-- begin --

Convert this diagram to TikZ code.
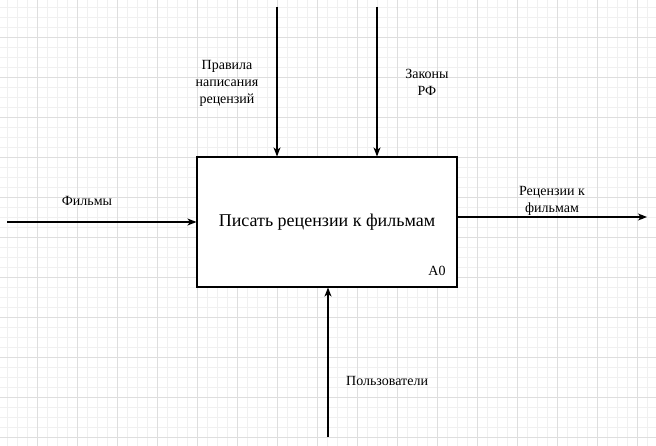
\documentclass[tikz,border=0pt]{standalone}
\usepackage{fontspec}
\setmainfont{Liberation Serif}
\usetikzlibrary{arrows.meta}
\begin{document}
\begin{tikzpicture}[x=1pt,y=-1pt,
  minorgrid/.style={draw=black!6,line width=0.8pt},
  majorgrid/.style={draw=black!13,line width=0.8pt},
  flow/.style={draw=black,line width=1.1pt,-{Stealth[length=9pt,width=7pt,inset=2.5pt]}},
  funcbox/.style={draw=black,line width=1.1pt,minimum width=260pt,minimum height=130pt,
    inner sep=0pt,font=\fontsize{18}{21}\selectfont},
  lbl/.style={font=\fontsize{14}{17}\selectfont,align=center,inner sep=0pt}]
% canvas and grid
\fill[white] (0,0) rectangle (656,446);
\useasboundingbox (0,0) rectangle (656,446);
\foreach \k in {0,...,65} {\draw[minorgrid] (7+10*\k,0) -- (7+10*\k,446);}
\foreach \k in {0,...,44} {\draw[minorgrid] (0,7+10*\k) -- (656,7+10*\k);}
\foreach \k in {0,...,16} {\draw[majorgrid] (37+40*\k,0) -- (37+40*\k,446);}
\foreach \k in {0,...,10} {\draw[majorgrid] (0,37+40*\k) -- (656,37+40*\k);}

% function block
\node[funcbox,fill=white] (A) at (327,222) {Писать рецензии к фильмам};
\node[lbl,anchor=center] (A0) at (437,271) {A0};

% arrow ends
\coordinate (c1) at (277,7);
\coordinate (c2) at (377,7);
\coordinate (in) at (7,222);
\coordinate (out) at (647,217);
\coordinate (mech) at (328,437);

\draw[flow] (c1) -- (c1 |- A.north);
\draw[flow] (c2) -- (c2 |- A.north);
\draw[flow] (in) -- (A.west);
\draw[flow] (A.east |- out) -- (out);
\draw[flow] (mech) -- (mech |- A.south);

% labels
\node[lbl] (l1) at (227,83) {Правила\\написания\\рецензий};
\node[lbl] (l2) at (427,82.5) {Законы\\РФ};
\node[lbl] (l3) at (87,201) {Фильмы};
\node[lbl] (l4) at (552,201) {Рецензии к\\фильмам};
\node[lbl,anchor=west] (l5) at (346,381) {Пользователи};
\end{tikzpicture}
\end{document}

-- end --

• [Written problem]:
Reproduce the material above in full, exactly, with no images.

• [Output for this exercise]:
Convert this diagram to TikZ code.
\documentclass[tikz,border=0pt]{standalone}
\usepackage{fontspec}
\setmainfont{Liberation Serif}
\usetikzlibrary{arrows.meta}
\begin{document}
\begin{tikzpicture}[x=1pt,y=-1pt,
  minorgrid/.style={draw=black!6,line width=0.8pt},
  majorgrid/.style={draw=black!13,line width=0.8pt},
  flow/.style={draw=black,line width=1.1pt,-{Stealth[length=9pt,width=7pt,inset=2.5pt]}},
  funcbox/.style={draw=black,line width=1.1pt,minimum width=260pt,minimum height=130pt,
    inner sep=0pt,font=\fontsize{18}{21}\selectfont},
  lbl/.style={font=\fontsize{14}{17}\selectfont,align=center,inner sep=0pt}]
% canvas and grid
\fill[white] (0,0) rectangle (656,446);
\useasboundingbox (0,0) rectangle (656,446);
\foreach \k in {0,...,65} {\draw[minorgrid] (7+10*\k,0) -- (7+10*\k,446);}
\foreach \k in {0,...,44} {\draw[minorgrid] (0,7+10*\k) -- (656,7+10*\k);}
\foreach \k in {0,...,16} {\draw[majorgrid] (37+40*\k,0) -- (37+40*\k,446);}
\foreach \k in {0,...,10} {\draw[majorgrid] (0,37+40*\k) -- (656,37+40*\k);}

% function block
\node[funcbox,fill=white] (A) at (327,222) {Писать рецензии к фильмам};
\node[lbl,anchor=center] (A0) at (437,271) {A0};

% arrow ends
\coordinate (c1) at (277,7);
\coordinate (c2) at (377,7);
\coordinate (in) at (7,222);
\coordinate (out) at (647,217);
\coordinate (mech) at (328,437);

\draw[flow] (c1) -- (c1 |- A.north);
\draw[flow] (c2) -- (c2 |- A.north);
\draw[flow] (in) -- (A.west);
\draw[flow] (A.east |- out) -- (out);
\draw[flow] (mech) -- (mech |- A.south);

% labels
\node[lbl] (l1) at (227,83) {Правила\\написания\\рецензий};
\node[lbl] (l2) at (427,82.5) {Законы\\РФ};
\node[lbl] (l3) at (87,201) {Фильмы};
\node[lbl] (l4) at (552,201) {Рецензии к\\фильмам};
\node[lbl,anchor=west] (l5) at (346,381) {Пользователи};
\end{tikzpicture}
\end{document}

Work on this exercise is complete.